Denial of Safety-Enhancing Technologies
A second, more significant risk is the denial of safety-enhancing AI technology. While AI is often pigeonholed as an efficiency driver, the most critical emerging use cases involve automating tasks humans have demonstrably failed to manage safely.
One example is cybersecurity. In 2024, the number of discovered software vulnerabilities surged 38 percent.1 In 2025, meanwhile, the number of cyberattacks grew a remarkable 47 percent. As the volume of risks rapidly balloons, human defenders have failed to keep pace. The result has been a litany of real, physical harm. In 2024, a cyberattack on Change Healthcare left thousands of hospitals unable to process transactions. This forced delays in essential care such as chemotherapy and direct patient harm. It was also costly. According to the Massachusetts Health and Hospital Association, the average cost of this weeks-long cyber-attack for just 12 surveyed Massachusetts hospitals was $24,154,000 per day.2
Where humans have failed, however, defensive AI tools offer a glimmer of cyber hope. Early evidence suggests countless just-emerging AI tools can spot novel insecurities, write programming fixes, update flawed legacy systems, and autonomously detect attackers.3 Perhaps the most promising safety opportunity is the potential for AI automated coding services to translate legacy software code written in cyber-insecure programming languages to modern “safe” versions.4 Federal estimates suggest this use case alone could aid the elimination of up to 70% of cyber vulnerabilities. In a few short years—if not months—such safety enhancing AI could drive a digital safety revolution and prevent further harm.5
Driverless vehicles offer an even more compelling AI safety story. It’s no exaggeration to claim human drivers are a safety liability. In 2023, there were 44,762 motor vehicle fatalities on American roadways and another 5.1 million crash-related emergency department visits.6 Meanwhile in 2022, Massachusetts documented the most traffic fatalities in state history.7 Against this safety crisis, safety enhancing AI may provide hope. According to recent data from Autonomous Vehicle firm Waymo, their vehicles have yielded 88% fewer “serious injury or worse” crashes and 79% fewer airbag deployment crashes.8 A 2024 external study from Swiss Re, an insurer, has further corroborated these findings.9 With such staggering figures, driverless cars could be the single biggest safety innovation in decades. In a matter of years, AI may all but eliminate this leading cause of death.

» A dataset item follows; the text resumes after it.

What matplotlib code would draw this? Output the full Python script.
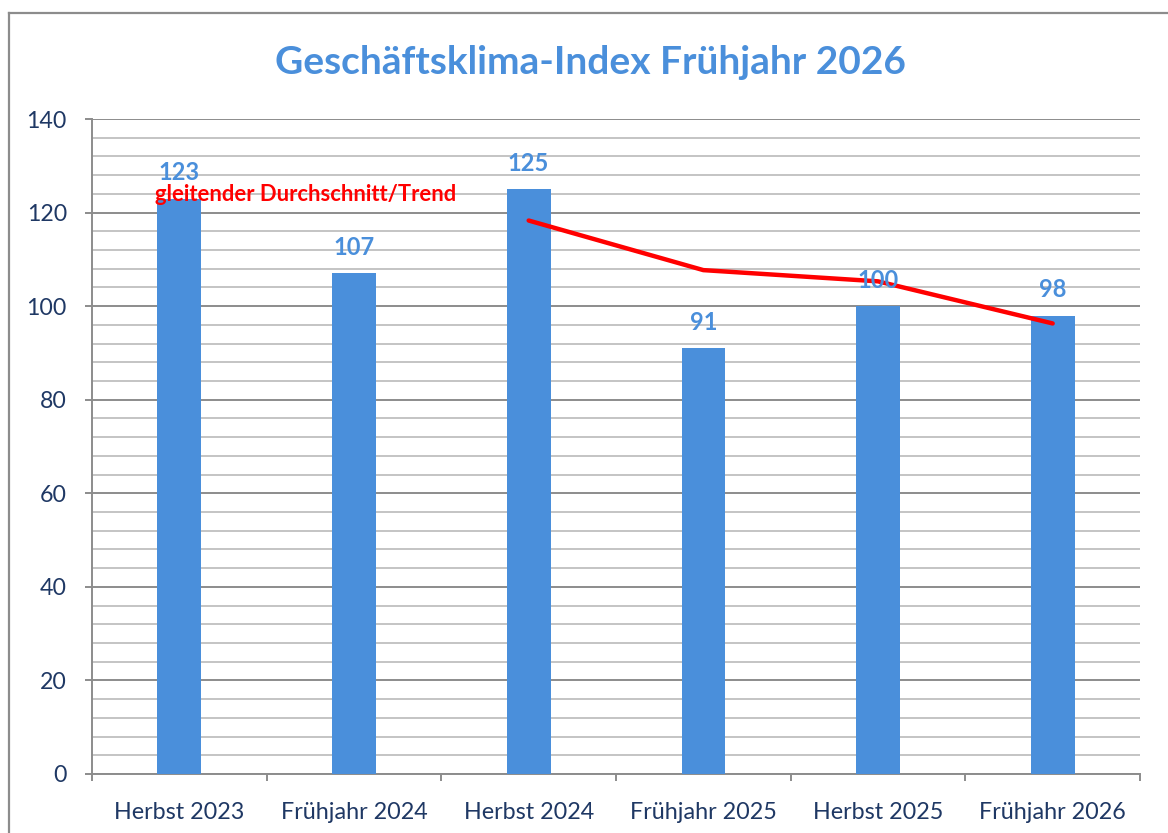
import matplotlib
matplotlib.use("Agg")
import matplotlib.pyplot as plt
from matplotlib.lines import Line2D
from matplotlib.ticker import MultipleLocator

categories = ["Herbst 2023", "Frühjahr 2024", "Herbst 2024",
              "Frühjahr 2025", "Herbst 2025", "Frühjahr 2026"]
values = [123, 107, 125, 91, 100, 98]
trend_categories = ["Herbst 2024", "Frühjahr 2025", "Herbst 2025", "Frühjahr 2026"]
trend_values = [118.3, 107.7, 105.3, 96.3]

title = "Geschäftsklima-Index Frühjahr 2026"
trend_label = "gleitender Durchschnitt/Trend"

plt.rcParams['font.family'] = ['Lato', 'DejaVu Sans']

bar_color = "#4A8FDB"
navy = "#1F3864"

fig = plt.figure(figsize=(11.68, 8.33), dpi=100)
W, H = 1168, 833
ax = fig.add_axes([92 / W, 1 - 774 / H, (1140 - 92) / W, (774 - 119) / H])

# outer border
fig.add_artist(Line2D([9 / W, 1.0], [1 - 13 / H, 1 - 13 / H], color="#8C8C8C", lw=1.6,
                      transform=fig.transFigure))
fig.add_artist(Line2D([9 / W, 9 / W], [1 - 13 / H, 0.0], color="#8C8C8C", lw=1.6,
                      transform=fig.transFigure))

x = list(range(len(categories)))
ax.bar(x, values, width=0.25, color=bar_color, zorder=3)

for xi, v in zip(x, values):
    ax.annotate(str(v), (xi, v), xytext=(0, 18.5), textcoords="offset points",
                ha="center", va="center", fontsize=17, fontweight="bold",
                color=bar_color, zorder=5)

tx = [categories.index(c) for c in trend_categories]
ax.plot(tx, trend_values, color="#FF0000", lw=3.2, solid_capstyle="round",
        solid_joinstyle="round", zorder=4)

ax.text(-0.14, 123.8, trend_label, ha="left", va="center", fontsize=15.8,
        fontweight="bold", color="#FF0000", zorder=6)

ax.set_xlim(-0.5, len(categories) - 0.5)
ax.set_ylim(0, 140)
ax.yaxis.set_major_locator(MultipleLocator(20))
ax.yaxis.set_minor_locator(MultipleLocator(4))
ax.grid(which="major", axis="y", color="#8C8C8C", lw=1.4, zorder=0)
ax.grid(which="minor", axis="y", color="#C4C4C4", lw=1.4, zorder=0)
ax.set_axisbelow(True)

ax.set_xticks(x)
ax.set_xticklabels(categories)
ax.set_xticks([i - 0.5 for i in range(len(categories) + 1)], minor=True)
ax.tick_params(axis="x", which="major", length=0, pad=20, labelsize=16.8, labelcolor=navy)
ax.tick_params(axis="x", which="minor", length=5, width=1.4, color="#8C8C8C")
ax.tick_params(axis="y", which="major", length=5, width=1.4, color="#8C8C8C",
               pad=13, labelsize=16.7, labelcolor=navy)
ax.tick_params(axis="y", which="minor", length=0)

for s in ["top", "right"]:
    ax.spines[s].set_visible(False)
for s in ["left", "bottom"]:
    ax.spines[s].set_color("#8C8C8C")
    ax.spines[s].set_linewidth(1.4)

fig.text(590 / W, 1 - 62 / H, title, ha="center", va="center", fontsize=28,
         fontweight="bold", color=bar_color)

fig.savefig("out.png", dpi=100)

As your committee considers any new rules, I urge thoughtful caution. In both example cases, excessively burdensome regulation could halt this singular safety potential. These specific examples are also worth highlighting because their possibilities hinge on cross-state regulatory harmonization. In the case of cybersecurity, digital systems are often deeply integrated across jurisdictions, and therefore, safety success demands consistent tooling across state lines. If Massachusetts, or any one other state, inadvertently denies or limits essential AI security tools, it could create an unsecured weak point and easily spread attacks to all others. Interstate consistency is more essential in the case of driverless vehicles. If consumers or firms can’t legally drive across states due to a patchwork, they simply won’t use the technology. If rules are excessively unique, expansive, and complex, such safety costs will be hard to avoid.
Conclusion
Thank you for the opportunity to submit this statement. I welcome any further questions or the opportunity to further discuss my research related to issues of artificial intelligence, cybersecurity, and emerging technologies.
This work is licensed under a Creative Commons Attribution-NonCommercial-ShareAlike 4.0 International License.